Pelosi chose each member wisely. The committee’s chair, Rep. Bennie Thompson, didn’t have a national profile before Pelosi tapped him for this assignment. But he has chaired or been the ranking member on the House Homeland Security Committee for the past 20 years.
“He’s somebody who has dealt with issues of classified material and what’s dangerous or damaging to national security. He wasn’t learning this stuff on the job. She wanted him there for that reason,” says Lawrence, whose forthcoming book, Arc of Power: Politics and Policy in the Pelosi era 2005-2010 will be out in November.
“This is a tough group of people,” Lawrence says of the Jan. 6 panel.
There are three lawyers among the Democrats, Reps. Zoe Lofgren, Adam Schiff, and Jamie Raskin; a Navy veteran in Rep. Elaine Luria; the vice-chair of the Democratic Caucus, Rep. Pete Aguilar of California; and Rep. Stephanie Murphy, a fiscal moderate, member of the Blue Dogs, who is not running for re-election.
Representing the Republicans are Vice-Chair Lynne Cheney—who was stripped of her leadership role for defying party orthodoxy and rejecting Trump’s Big Lie—and Rep. Adam Kinzinger—an Iraq and Afghanistan war veteran who also broke with his own party following Trump’s attempt to steal the 2020 election (Kinzinger is retiring after this term). They’ve got nothing to lose anymore, politically, so they’re prepared to follow the facts wherever they lead.

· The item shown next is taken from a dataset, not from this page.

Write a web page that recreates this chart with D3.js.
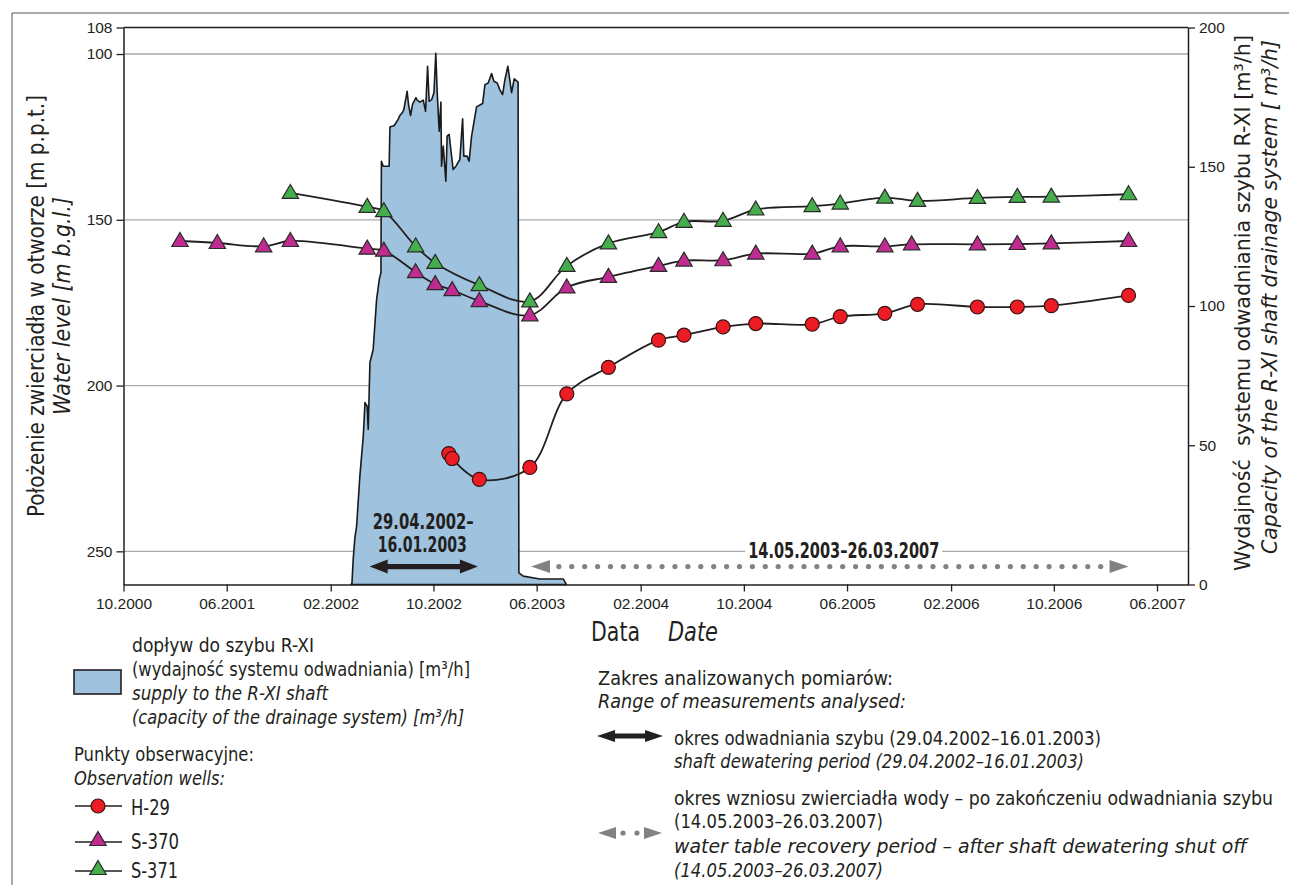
<!DOCTYPE html>
<html><head><meta charset="utf-8">
<script src="https://cdn.jsdelivr.net/npm/d3@7"></script>
<style>
body{margin:0;background:#fff;}
svg text{font-family:"Liberation Sans Narrow","Arial Narrow","DejaVu Sans Condensed",sans-serif;fill:#231f20;}
svg .tick text{font-family:"Liberation Sans",Arial,sans-serif;}
</style></head><body>
<svg id="chart" width="1289" height="885"></svg>
<script>
// ---------------- DATA ----------------
const xTickDates = ["2000-10-01","2001-06-01","2002-02-01","2002-10-01","2003-06-01","2004-02-01","2004-10-01","2005-06-01","2006-02-01","2006-10-01","2007-06-01"];
const leftTickValues = [92,100,150,200,250];
const leftTickLabels = ["108","100","150","200","250"];
const rightTickValues = [0,50,100,150,200];
const gridValues = [100,150,200,250];

const h29Dates = ["2002-11-06","2002-11-14","2003-01-17","2003-05-16","2003-08-11","2003-11-17","2004-03-14","2004-05-13","2004-08-13","2004-10-29","2005-03-11","2005-05-16","2005-08-29","2005-11-14","2006-04-04","2006-07-07","2006-09-25","2007-03-26"];
const h29Values = [220.5,222.0,228.3,224.7,202.5,194.5,186.3,184.8,182.3,181.3,181.5,179.2,178.2,175.5,176.3,176.3,175.9,172.8];

const s370Dates = ["2001-02-11","2001-05-10","2001-08-27","2001-10-29","2002-04-28","2002-06-06","2002-08-20","2002-10-05","2002-11-14","2003-01-17","2003-05-16","2003-08-11","2003-11-17","2004-03-14","2004-05-13","2004-08-13","2004-10-29","2005-03-11","2005-05-16","2005-08-29","2005-10-31","2006-04-04","2006-07-07","2006-09-25","2007-03-26"];
const s370Values = [156.4,157.0,158.0,156.4,158.7,159.3,165.8,169.4,171.2,174.5,178.8,170.4,167.2,163.9,162.3,162.2,160.2,160.2,158.0,158.0,157.4,157.4,157.3,157.1,156.4];

const s371Dates = ["2001-10-29","2002-04-28","2002-06-06","2002-08-20","2002-10-05","2003-01-17","2003-05-16","2003-08-11","2003-11-17","2004-03-14","2004-05-13","2004-08-13","2004-10-29","2005-03-11","2005-05-16","2005-08-29","2005-11-14","2006-04-04","2006-07-07","2006-09-25","2007-03-26"];
const s371Values = [141.9,146.1,147.4,158.0,163.0,169.7,174.6,163.9,157.1,153.7,150.6,150.3,146.9,145.9,145.1,143.3,144.3,143.4,143.1,143.0,142.3];

// flow into shaft R-XI [m3/h], time as decimal year
const flowYears = [2002.215,2002.222,2002.230,2002.241,2002.252,2002.273,2002.295,2002.306,2002.320,2002.327,2002.338,2002.359,2002.381,2002.398,2002.409,2002.412,2002.424,2002.462,2002.467,2002.495,2002.520,2002.531,2002.549,2002.557,2002.578,2002.587,2002.600,2002.613,2002.635,2002.643,2002.660,2002.682,2002.697,2002.710,2002.720,2002.736,2002.751,2002.763,2002.772,2002.785,2002.796,2002.800,2002.811,2002.828,2002.836,2002.849,2002.860,2002.875,2002.893,2002.918,2002.936,2002.944,2002.965,2002.978,2002.994,2003.026,2003.065,2003.080,2003.101,2003.123,2003.138,2003.159,2003.176,2003.194,2003.209,2003.228,2003.252,2003.269,2003.294,2003.299,2003.327,2003.434,2003.585,2003.602,2003.605];
const flowValues = [0,0.4,9.0,16.9,20.9,38.9,53.2,65.3,64.0,55.7,79.7,84.4,102.3,109.5,112,152.0,150.2,150.2,164.3,164.8,167.0,168.4,169.6,170.6,177.1,172.4,168.4,172.4,174.8,173.9,173.2,173.9,169.9,186.1,173.5,174.1,176.6,190.7,176.8,162.8,173.2,150.2,157.4,144.8,161.0,161.6,156.2,149.0,150.2,152.6,167.2,153.8,153.8,152.0,161.0,171.5,172.7,179.5,180.1,183.5,180.7,180.1,177.7,175.9,181.3,186.1,176.6,181.6,180.4,4.2,3.0,2.0,2.0,0.4,0];

const dewateringPeriod = ["2002-04-29","2003-01-16"];
const recoveryPeriod = ["2003-05-14","2007-03-26"];
const dewateringLabel = ["29.04.2002–","16.01.2003"];
const recoveryLabel = "14.05.2003–26.03.2007";

// ---------------- SETUP ----------------
const parse = d3.timeParse("%Y-%m-%d");
const yearToDate = y => { const yr = Math.floor(y); const s = new Date(yr,0,1), e = new Date(yr+1,0,1); return new Date(+s + (y-yr)*(e-s)); };
const svg = d3.select("#chart");

const L = 123.5, R = 1188, T = 27.5, B = 584.5;
const x = d3.scaleTime().domain([new Date(2000,9,1), new Date(2007,7,13)]).range([L,R]);
const yL = d3.scaleLinear().domain([92,260]).range([T,B]);
const yR = d3.scaleLinear().domain([0,200]).range([B,T]);

// outer frame (partial)
svg.append("path").attr("d",`M12,885V13H1289`).attr("fill","none").attr("stroke","#555").attr("stroke-width",1);

// gridlines
svg.append("g").selectAll("line").data(gridValues).join("line")
  .attr("x1",L).attr("x2",R).attr("y1",d=>yL(d)).attr("y2",d=>yL(d))
  .attr("stroke","#a7a9ac").attr("stroke-width",1.3);

// flow area
const flow = flowYears.map((y,i)=>({d:yearToDate(y), v:flowValues[i]}));
svg.append("path").datum(flow)
  .attr("d", d3.area().x(p=>x(p.d)).y0(yR(0)).y1(p=>yR(p.v)))
  .attr("fill","#9fc3de").attr("stroke","#1a1a1a").attr("stroke-width",1.6).attr("stroke-linejoin","round");

// series
const curve = d3.curveCatmullRom.alpha(0.5);
const line = d3.line().x(p=>x(p.d)).y(p=>yL(p.v)).curve(curve);
const mk = (ds,vs)=>ds.map((d,i)=>({d:parse(d), v:vs[i]}));
const series = [
  {name:"S-371", data:mk(s371Dates,s371Values), shape:"tri", color:"#45ad4b"},
  {name:"S-370", data:mk(s370Dates,s370Values), shape:"tri", color:"#bf2b8f"},
  {name:"H-29",  data:mk(h29Dates,h29Values),  shape:"circle", color:"#ec1c24"}
];
const triPath = "M0,-8.5L8.2,5.5L-8.2,5.5Z";
function drawMarker(g, shape, color){
  if(shape==="circle") g.append("circle").attr("r",7).attr("fill",color).attr("stroke","#3b1010").attr("stroke-width",1.2);
  else g.append("path").attr("d",triPath).attr("fill",color).attr("stroke","#2a2a2a").attr("stroke-width",1.2);
}
series.forEach(s=>{
  svg.append("path").datum(s.data).attr("d",line).attr("fill","none").attr("stroke","#231f20").attr("stroke-width",1.8);
});
series.forEach(s=>{
  s.data.forEach(p=>{
    const g = svg.append("g").attr("transform",`translate(${x(p.d)},${yL(p.v)})`);
    drawMarker(g,s.shape,s.color);
  });
});

// arrows
function blackArrow(g,x1,x2,y,head=18,hh=7,sw=2.6){
  g.append("path").attr("d",`M${x1},${y}L${x1+head},${y-hh}L${x1+head},${y-sw}L${x2-head},${y-sw}L${x2-head},${y-hh}L${x2},${y}L${x2-head},${y+hh}L${x2-head},${y+sw}L${x1+head},${y+sw}L${x1+head},${y+hh}Z`).attr("fill","#231f20");
}
function greyArrow(g,x1,x2,y,head=19,hh=6.5,step=12.9,r=2.6){
  g.append("path").attr("d",`M${x1},${y}L${x1+head},${y-hh}L${x1+head},${y+hh}Z`).attr("fill","#808285");
  g.append("path").attr("d",`M${x2},${y}L${x2-head},${y-hh}L${x2-head},${y+hh}Z`).attr("fill","#808285");
  const n = Math.floor((x2-x1-2*head-6)/step);
  const start = (x1+x2)/2 - (n*step)/2;
  for(let i=0;i<=n;i++) g.append("circle").attr("cx",start+i*step).attr("cy",y).attr("r",r).attr("fill","#808285");
}
const fit = (t,w)=>t.attr("textLength",w).attr("lengthAdjust","spacingAndGlyphs");
const ay = yL(254.6);
const ann = svg.append("g");
blackArrow(ann, x(parse(dewateringPeriod[0]))+2, x(parse(dewateringPeriod[1]))-1, ay);
greyArrow(ann, x(parse(recoveryPeriod[0]))+2, x(parse(recoveryPeriod[1])), ay);
const dmid = (x(parse(dewateringPeriod[0]))+x(parse(dewateringPeriod[1])))/2;
const dlW = [101,89];
dewateringLabel.forEach((d,i)=>{
  fit(ann.append("text").attr("x",dmid - (i?1:0)).attr("y",yL(243.3)+i*22.5).attr("text-anchor","middle")
    .attr("font-size",21).attr("font-weight","bold").text(d), dlW[i]);
});
const rmid = (x(parse(recoveryPeriod[0]))+x(parse(recoveryPeriod[1])))/2 + 15;
const rt = fit(ann.append("text").attr("x",rmid).attr("y",yL(251.9)).attr("text-anchor","middle")
  .attr("font-size",21).attr("font-weight","bold").text(recoveryLabel), 191);
const bb = rt.node().getBBox();
ann.insert("rect","text").attr("x",bb.x-3).attr("y",bb.y+3).attr("width",bb.width+6).attr("height",bb.height-6).attr("fill","#fff");

// axes
const axStyle = g=>{
  g.selectAll(".domain").attr("stroke","#231f20").attr("stroke-width",1.5);
  g.selectAll(".tick line").attr("stroke","#231f20").attr("stroke-width",1.3);
  g.selectAll(".tick text").attr("font-size",15.5).attr("fill","#231f20");
};
svg.append("g").attr("transform",`translate(0,${B})`)
  .call(d3.axisBottom(x).tickValues(xTickDates.map(parse)).tickFormat(d3.timeFormat("%m.%Y")).tickSize(7).tickSizeOuter(0).tickPadding(6))
  .call(axStyle);
svg.append("g").attr("transform",`translate(${L},0)`)
  .call(d3.axisLeft(yL).tickValues(leftTickValues).tickFormat((d,i)=>leftTickLabels[i]).tickSize(7).tickSizeOuter(0).tickPadding(4))
  .call(axStyle);
svg.append("g").attr("transform",`translate(${R},0)`)
  .call(d3.axisRight(yR).tickValues(rightTickValues).tickSize(7).tickSizeOuter(0).tickPadding(4))
  .call(axStyle);
svg.append("line").attr("x1",L).attr("x2",R).attr("y1",T).attr("y2",T).attr("stroke","#231f20").attr("stroke-width",1.5);

// text helper
function txt(g, xx, yy, s, size, italic, w){
  const t = g.append("text").attr("x",xx).attr("y",yy).attr("font-size",size).text(s);
  if(italic) t.attr("font-style","italic");
  if(w) fit(t,w);
  return t;
}

// axis titles
const lt = svg.append("g").attr("transform","translate(36,306) rotate(-90)");
fit(lt.append("text").attr("text-anchor","middle").attr("dy","0.35em").attr("font-size",23).text("Położenie zwierciadła w otworze [m p.p.t.]"),422);
const lt2 = svg.append("g").attr("transform","translate(62,306) rotate(-90)");
fit(lt2.append("text").attr("text-anchor","middle").attr("dy","0.35em").attr("font-size",23).attr("font-style","italic").text("Water level [m b.g.l.]"),218);

const rt1 = svg.append("g").attr("transform","translate(1242,303) rotate(-90)");
txt(rt1,0,0,"Wydajność  systemu odwadniania szybu R-XI [m³/h]",22,false,536).attr("text-anchor","middle").attr("dy","0.35em").style("white-space","pre");
const rt2 = svg.append("g").attr("transform","translate(1269,297) rotate(-90)");
txt(rt2,0,0,"Capacity of the R-XI shaft drainage system [ m³/h]",22,true,514).attr("text-anchor","middle").attr("dy","0.35em");

fit(svg.append("text").attr("x",591).attr("y",641).attr("font-size",26).text("Data"),49);
fit(svg.append("text").attr("x",668).attr("y",641).attr("font-size",26).attr("font-style","italic").text("Date"),50);

// ---------------- LEGEND ----------------
const lg = svg.append("g");
lg.append("rect").attr("x",74).attr("y",670).attr("width",47).attr("height",24).attr("fill","#9fc3de").attr("stroke","#231f20").attr("stroke-width",1.6);
txt(lg,132,652,"dopływ do szybu R-XI",19.5,false,182);
txt(lg,132,676,"(wydajność systemu odwadniania) [m³/h]",19.5,false,338);
txt(lg,132,700,"supply to the R-XI shaft",19.5,true,196);
txt(lg,132,724,"(capacity of the drainage system) [m³/h]",19.5,true,332);
txt(lg,74,761,"Punkty obserwacyjne:",19.5,false,180);
txt(lg,74,785,"Observation wells:",19.5,true,151);
const legendRows = [["H-29",806,"circle","#ec1c24",39],["S-370",840,"tri","#bf2b8f",48],["S-371",869,"tri","#45ad4b",47]];
legendRows.forEach(r=>{
  lg.append("line").attr("x1",75).attr("x2",122).attr("y1",r[1]+(r[2]==="tri"?2:0)).attr("y2",r[1]+(r[2]==="tri"?2:0)).attr("stroke","#231f20").attr("stroke-width",1.5);
  const g = lg.append("g").attr("transform",`translate(98,${r[1]})`);
  drawMarker(g,r[2],r[3]);
  fit(lg.append("text").attr("x",131).attr("y",r[1]+9).attr("font-size",21).text(r[0]),r[4]);
});

txt(lg,598,685,"Zakres analizowanych pomiarów:",19.5,false,295);
txt(lg,598,708,"Range of measurements analysed:",19.5,true,308);
blackArrow(lg,597,663,736,18,6,2.4);
txt(lg,674,745,"okres odwadniania szybu (29.04.2002–16.01.2003)",19.5,false,427);
txt(lg,674,768,"shaft dewatering period (29.04.2002–16.01.2003)",19.5,true,410);
txt(lg,674,805,"okres wzniosu zwierciadła wody – po zakończeniu odwadniania szybu",19.5,false,599);
txt(lg,674,828,"(14.05.2003–26.03.2007)",19.5,false,209);
greyArrow(lg,598,662,833,18,6,14,2.6);
txt(lg,674,853,"water table recovery period – after shaft dewatering shut off",19.5,true,573);
txt(lg,674,877,"(14.05.2003–26.03.2007)",19.5,true,209);
</script>
</body></html>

Former House Speaker Newt Gingrich on Sunday morning predicted on Fox News that if Republicans take control of Congress: “The wolves are gonna find out that they’re now sheep, and they’re the ones who—in fact, I think—face a real risk of jail for the kind of laws they’re breaking.” This is a direct threat of political retribution toward members of Congress.
Cheney tweeted in response: “A former Speaker of the House is threatening jail time for members of Congress who are investigating the violent January 6 attack on our Capitol and our Constitution. This is what it looks like when the rule of law unravels.”
This is no Benghazi Committee, the hapless GOP-led group that grilled former Secretary of State Hillary Clinton for 11 hours in 2015 to rough up her poll numbers but in the end found nothing they could actually pin on her.
The GOP’s decision to sit out the Jan. 6 Committee “will come back to bite them,” says Lawrence. “If they had someone on the inside, they could have slammed it as a Democratic witch hunt.” But Cheney and Kinzinger are still conservative Republicans. With them on the committee, there is no partisan out for the GOP.
And now the committee can do its patriotic duty and dig up as much truth as possible about what led to one of the worst assaults on our democracy.